Smart money doesn’t just watch price movements. They dig deeper into blockchain data that reveals what’s actually happening behind the scenes. This approach, called on-chain analysis, exposes the difference between genuine market strength and hollow rallies that collapse without warning.
Think of Bitcoin’s blockchain as a giant ledger that never lies. Every transaction, every wallet movement, and every exchange deposit gets recorded permanently.
While headlines scream about price swings and social media influences spread hype, the blockchain quietly tells the truth about who’s buying, selling, and holding for the long haul.
The Network Activity Revolution in Bitcoin Analysis
Traditional market cycles used to follow a simple pattern. Early adopters and large holders would accumulate coins during quiet periods.
Retail investors would pile in during price surges. Then the early adopters would sell, leaving retail investors holding worthless bags. This cycle repeated predictably for years.
Something fundamental changed this time around. The market structure looks completely different now because institutional players entered the game through exchange-traded funds (ETFs).
These funds didn’t exist during previous cycles, but they’ve absorbed over 60,000 Bitcoin in just the past month alone.
When ETF providers create new shares to meet investor demand, they must purchase actual Bitcoin to back those shares.
This creates measurable on-chain activity that shows up in network metrics. Every ETF purchase moves real coins from one wallet to another, creating a paper trail that sophisticated analysts can track.
The most revealing metric is active address count. This measures how many unique wallets conduct transactions during specific time periods.

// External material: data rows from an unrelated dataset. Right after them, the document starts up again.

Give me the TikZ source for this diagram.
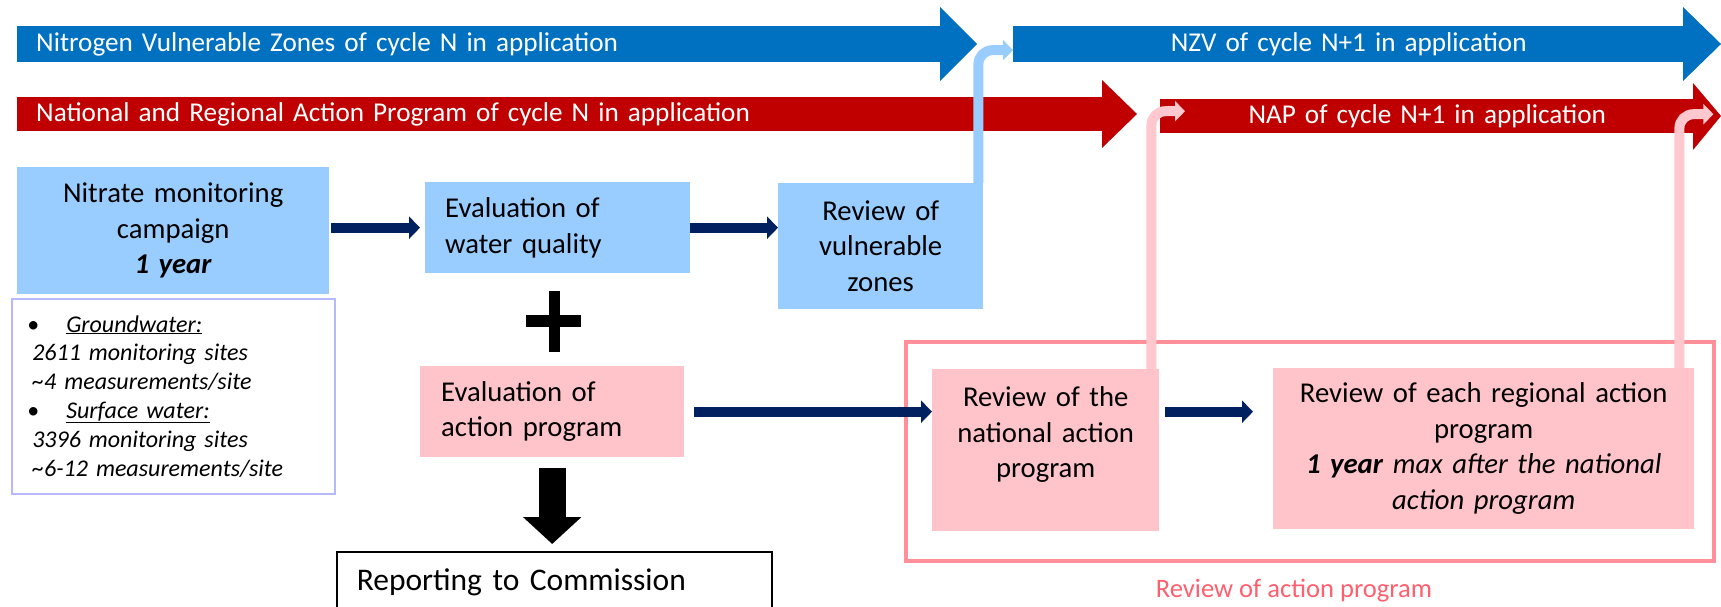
\documentclass[tikz,border=0pt]{standalone}
\usepackage{fontspec}
\setmainfont{Carlito}
\usetikzlibrary{arrows.meta, positioning}

\definecolor{nzvblue}{HTML}{0070C0}
\definecolor{napred}{HTML}{C00000}
\definecolor{boxblue}{HTML}{99CCFF}
\definecolor{boxpink}{HTML}{FFC4CA}
\definecolor{linkpink}{HTML}{FFC7CE}
\definecolor{navy}{HTML}{002060}
\definecolor{frameviolet}{HTML}{B8B8FF}
\definecolor{framepink}{HTML}{FF8F99}
\definecolor{labelpink}{HTML}{FF5F6E}

\newcommand{\boxfont}{\fontsize{28.7}{35.5}\selectfont}
\newcommand{\bannerfont}{\fontsize{27.2}{33}\selectfont}
\newcommand{\notefont}{\fontsize{24}{28.8}\selectfont}
\newcommand{\sitebullet}{\makebox[34pt][l]{\hspace{-5pt}\upshape\textbullet}}

\tikzset{
  banner/.style={anchor=north west, inner sep=0pt, inner xsep=19pt, text=white, font=\bannerfont},
  stepbox/.style={anchor=north west, inner sep=0pt, font=\boxfont},
  flow/.style={-{Triangle[length=11pt, width=22pt]}, line width=10pt, navy},
  link/.style={-{Triangle[length=10pt, width=20pt]}, line width=10pt, rounded corners=14pt},
}

\begin{document}
\begin{tikzpicture}[x=1pt, y=-1pt]
  \clip (0,0) rectangle (1721,607);

  % Banners
  \node[banner, fill=nzvblue, minimum height=36pt, text width=886pt, align=left] (nzvA) at (17,26) {Nitrogen Vulnerable Zones of cycle N in application};
  \fill[nzvblue] (940,7) -- (977,44) -- (940,81) -- cycle;
  \node[banner, fill=nzvblue, minimum height=36pt, text width=633pt, align=center] (nzvB) at (1013,26) {NZV of cycle N+1 in application};
  \fill[nzvblue] (1683,7) -- (1721,44) -- (1683,81) -- cycle;
  \node[banner, fill=napred, minimum height=34pt, text width=1048pt, align=left] (napA) at (17,97) {National and Regional Action Program of cycle N in application};
  \fill[napred] (1102,80) -- (1137,114) -- (1102,148) -- cycle;
  \node[banner, fill=napred, minimum height=34pt, text width=496pt, align=center] (napB) at (1160,99) {NAP of cycle N+1 in application};
  \fill[napred] (1693,83) -- (1721,116) -- (1693,150) -- cycle;

  % Nodes
  \node[stepbox, fill=boxblue, minimum width=312pt, minimum height=127pt, text width=300pt, align=center] (nitrate) at (17,167) {Nitrate monitoring\\campaign\\\textbf{\textit{1 year}}};
  \node[anchor=north west, draw=frameviolet, line width=1.5pt, minimum width=323pt, minimum height=195pt, inner sep=0pt, text width=282pt, align=left, font=\notefont\itshape] (sites) at (11,298)
    {\sitebullet\underline{Groundwater:}\\
     2611 monitoring sites\\
     \textasciitilde 4 measurements/site\\
     \sitebullet\underline{Surface water:}\\
     3396 monitoring sites\\
     \textasciitilde 6-12 measurements/site};
  \node[stepbox, fill=boxblue, minimum width=265pt, minimum height=91pt, text width=225pt, align=left] (evalwater) at (425,182) {Evaluation of\\water quality};
  \node[stepbox, fill=boxblue, minimum width=205pt, minimum height=126pt, text width=190pt, align=center] (vulnrev) at (778,183) {Review of\\vulnerable\\zones};
  \node[stepbox, fill=boxpink, minimum width=264pt, minimum height=91pt, text width=222pt, align=left] (evalaction) at (420,366) {Evaluation of\\action program};
  \node[anchor=north west, draw=framepink, line width=4pt, minimum width=808pt, minimum height=219pt, inner sep=0pt] (reviewframe) at (904,340) {};
  \node[text=labelpink, font=\fontsize{26.6}{32}\selectfont, below=13pt of reviewframe, xshift=-16pt] (framelabel) {Review of action program};
  \node[stepbox, fill=boxpink, minimum width=227pt, minimum height=162pt, text width=215pt, align=center] (natrev) at (932,369) {Review of the\\national action\\program\\\mbox{}};
  \node[stepbox, fill=boxpink, minimum width=421pt, minimum height=161pt, text width=405pt, align=center] (regrev) at (1273,368) {Review of each regional action\\program\\\textbf{\textit{1 year}} \textit{max after the national}\\\textit{action program}};
  \node[stepbox, draw=black, line width=1.5pt, fill=white, minimum width=435pt, minimum height=62pt, text width=395pt, align=left, font=\fontsize{31.5}{36}\selectfont] (report) at (336,551) {Reporting to Commission};

  % Plus sign
  \draw[line width=11pt] (554,291) -- (554,352);
  \draw[line width=12pt] (526,321) -- (581,321);

  % Edges
  \draw[flow, shorten <=2pt, shorten >=5pt] (nitrate.east |- evalwater.west) -- (evalwater.west);
  \draw[flow] (evalwater.east) -- (evalwater.east -| vulnrev.west);
  \draw[flow, shorten <=10pt] (evalaction.east) -- (evalaction.east -| natrev.west);
  \draw[flow, shorten <=6pt, shorten >=20pt] (natrev.east |- evalaction.east) -- (regrev.west |- evalaction.east);
  \draw[line width=27pt, -{Triangle[length=27pt, width=57pt]}, shorten <=11pt, shorten >=7pt] (evalaction.south) -- (evalaction.south |- report.north);

  \draw[link, boxblue] ([xshift=-5pt]vulnrev.north east) |- ([yshift=-6pt]nzvB.west);
  \draw[link, linkpink] ([xshift=-8pt]natrev.north east) |- ([xshift=25pt, yshift=5pt]napB.west);
  \draw[link, linkpink] ([xshift=-15pt]regrev.north east) |- ([xshift=19pt, yshift=2pt]napB.east);

\end{tikzpicture}
\end{document}
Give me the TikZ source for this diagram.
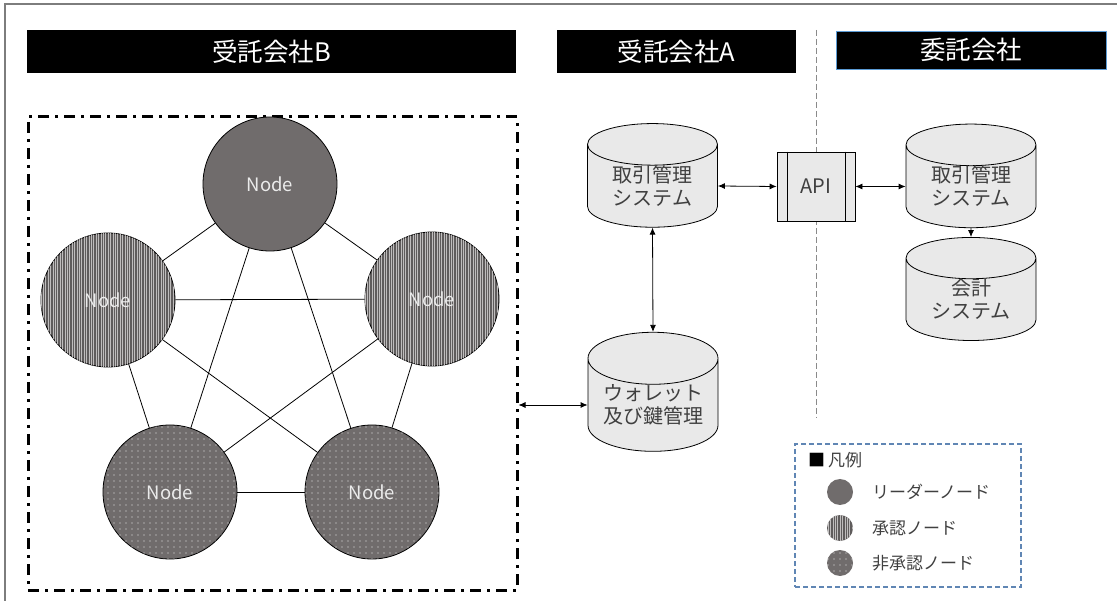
\documentclass[tikz,border=0pt]{standalone}
\usepackage{fontspec}
\setmainfont{Noto Sans CJK JP}
\usetikzlibrary{arrows.meta}
\usetikzlibrary{calc}
\usetikzlibrary{shapes.geometric}
\usetikzlibrary{patterns}
\usetikzlibrary{patterns.meta}
\definecolor{nodegray}{RGB}{112,108,108}
\definecolor{dbgray}{RGB}{233,233,233}
\definecolor{framegray}{RGB}{125,125,125}
\definecolor{legendblue}{RGB}{96,134,180}
\definecolor{headblue}{RGB}{91,155,213}
\definecolor{textgray}{RGB}{64,64,64}
\begin{document}
\begin{tikzpicture}
[x=1pt,y=-1pt,
  headdecorate/.style={fill=black,text=white,inner sep=0pt,
    minimum height=43pt,font=\fontsize{25.5}{29}\selectfont},
  nodedecorate/.style={shape=circle,draw,line width=0.8pt,fill=nodegray,
    minimum size=134pt,inner sep=0pt,text=white!92!black,
    font=\fontsize{18.5}{20}\selectfont},
  leaderdecorate/.style={nodedecorate},
  approvedecorate/.style={nodedecorate,fill=nodegray!85!black,postaction={pattern={Lines[angle=90,distance=2.4pt,line width=0.4pt]},pattern color=white!55!nodegray}},
  pendingdecorate/.style={nodedecorate,postaction={pattern={Dots[distance=6pt,radius=0.55pt]},pattern color=white!85!gray}},
  linedecorate/.style={-,line width=0.8pt},
  dbdecorate/.style={shape=cylinder,shape border rotate=90,aspect=0.52,draw,
    line width=0.8pt,fill=dbgray,minimum width=130pt,minimum height=98pt,
    inner sep=0pt,align=center,text=textgray,font=\fontsize{20}{23}\selectfont},
  arrowdecorate/.style={{Latex[length=7pt,width=6pt]}-{Latex[length=7pt,width=6pt]},line width=0.8pt},
  legendtext/.style={anchor=west,inner sep=0pt,text=textgray,font=\fontsize{17}{19}\selectfont}]
\useasboundingbox (0,0) rectangle (1117,601);
%% outer frame
\draw[framegray,line width=1.2pt] (5,601) -- (5,4) -- (1117,4);
%% headers
\foreach \nodename/\x/\w/\label in {headB/271.5/489/受託会社B, headA/676.5/239/受託会社A}
{
  \node (\nodename) at (\x,51.5) [headdecorate,minimum width=\w pt] {\label};
}
\node (headC) at (971,50) [headdecorate,minimum width=270pt,minimum height=38pt,
  draw=headblue,line width=0.8pt] {委託会社};
%% divider
\coordinate (divtop) at (816,30);
\coordinate (divbot) at (816,418);
\draw[framegray!90,dashed,line width=1pt,dash pattern=on 6pt off 3pt] (divtop) -- (divbot);
%% zone of company B
\node (zoneB) at (272.5,353.5) [draw,line width=3pt,minimum width=489pt,minimum height=473pt,
  dash pattern=on 11pt off 6pt on 3pt off 6pt] {};
%% nodes or vertices
\foreach \nodename/\x/\y/\kind in {leader/270/184/leaderdecorate,
  apprL/108/300/approvedecorate, apprR/432/299/approvedecorate,
  pendL/170/492/pendingdecorate, pendR/372/492/pendingdecorate}
{
  \node (\nodename) at (\x,\y) [\kind] {Node};
}
%% edges or lines
\path
\foreach \startnode/\endnode in {leader/apprL, leader/apprR, leader/pendL, leader/pendR,
  apprL/apprR, apprL/pendL, apprL/pendR, apprR/pendL, apprR/pendR, pendL/pendR}
{
  (\startnode) edge[linedecorate] (\endnode)
};
%% systems
\node (tradeA) at (652.5,186) [dbdecorate] {取引管理\\システム};
\node (wallet) at (653,405) [dbdecorate] {ウォレット\\及び鍵管理};
\node (tradeC) at (971,186.5) [dbdecorate] {取引管理\\システム};
\node (account) at (971,299.5) [dbdecorate,minimum height=97pt] {会計\\システム};
\node (api) at (816,186.5) [draw,line width=0.8pt,fill=dbgray,minimum width=78pt,
  minimum height=69pt,inner sep=0pt,text=textgray,font=\fontsize{20}{23}\selectfont] {API};
\draw[line width=0.8pt] ($(api.north west)+(11,0)$) -- ($(api.south west)+(11,0)$);
\draw[line width=0.8pt] ($(api.north east)+(-10,0)$) -- ($(api.south east)+(-10,0)$);
%% connectors
\draw[arrowdecorate] (tradeA.east) -- (api.west);
\draw[arrowdecorate] (api.east) -- (tradeC.west);
\draw[-{Latex[length=7pt,width=6pt]},line width=0.8pt] (tradeC.south) -- (account.north);
\draw[arrowdecorate] (tradeA.south) -- (wallet.north);
\draw[arrowdecorate] (wallet.west -| zoneB.east) -- (wallet.west);
%% legend
\node (legend) at (908,515.5) [draw=legendblue,line width=1.2pt,dashed,
  dash pattern=on 5pt off 3pt,minimum width=226pt,minimum height=143pt] {};
\node (legtitle) at (808,460) [legendtext,text=black] {■\,\textcolor{textgray}{凡例}};
\foreach \nodename/\y/\kind/\label in {legLeader/492/leaderdecorate/リーダーノード,
  legAppr/528/approvedecorate/承認ノード, legPend/563/pendingdecorate/非承認ノード}
{
  \node (\nodename) at (840,\y) [\kind,minimum size=26pt,line width=0pt,draw=none] {};
  \node at (872,\y) [legendtext] {\label};
}
\end{tikzpicture}
\end{document}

When active addresses climb alongside price increases, it signals that real users—not just speculators—are driving demand. Healthy bull markets show steady growth in both metrics together.
Exchange netflows provide another crucial signal. When more Bitcoin flows out of exchanges than flows in, it typically means investors are moving coins into cold storage for long-term holding. Just like it’s doing currently:
These movements reduce the supply available for immediate selling, which creates upward pressure on prices.
Current data shows Bitcoin leaving exchanges at accelerated rates while active addresses stabilize after months of decline. This combination suggests accumulation by serious investors rather than speculative trading by short-term players.
Long-Term Holder Behavior Reveals Market Strength
Professional traders focus heavily on long-term holder metrics. These measurements track wallets that haven’t moved their Bitcoin for at least 155 days. When this supply increases during price rallies, it indicates strong conviction among experienced investors who expect further growth.
Recent blockchain data shows long-term holders continuing to accumulate even as prices reach new highs. This behavior contrasts sharply with typical market tops, where experienced investors usually distribute their holdings to incoming retail buyers.
The Market Value to Realized Value (MVRV) ratio offers additional insight into market positioning. This metric compares current Bitcoin prices to the average cost basis of all coins in circulation.
Values above 3.0 historically signal overheated conditions, while readings between 1.5 and 2.5 suggest healthy growth potential.
Bitcoin’s current MVRV ratio sits at 2.1, indicating room for additional price appreciation before reaching historically dangerous levels. This measurement helps distinguish between sustainable rallies and speculative bubbles that end in sharp corrections.
ETF inflow data provides real-time insight into institutional demand patterns. Unlike individual investor behavior, which can be emotional and unpredictable, institutional flows tend to follow longer-term allocation strategies. Here’s a look at the current standings of BTC ETF inflows:
Consistent positive inflows suggest professional money managers view Bitcoin as an attractive asset class for their portfolios.
The combination of declining exchange balances, growing long-term holder supply, and steady institutional inflows creates a powerful foundation for continued price strength.
These metrics matter more than daily price movements because they reflect genuine supply and demand dynamics rather than speculative trading activity.
Understanding on-chain metrics helps investors separate signal from noise in Bitcoin markets. While price charts show what happened, blockchain data reveals why it happened and what might come next.
This approach provides a significant advantage over traders who rely solely on technical analysis or market sentiment indicators.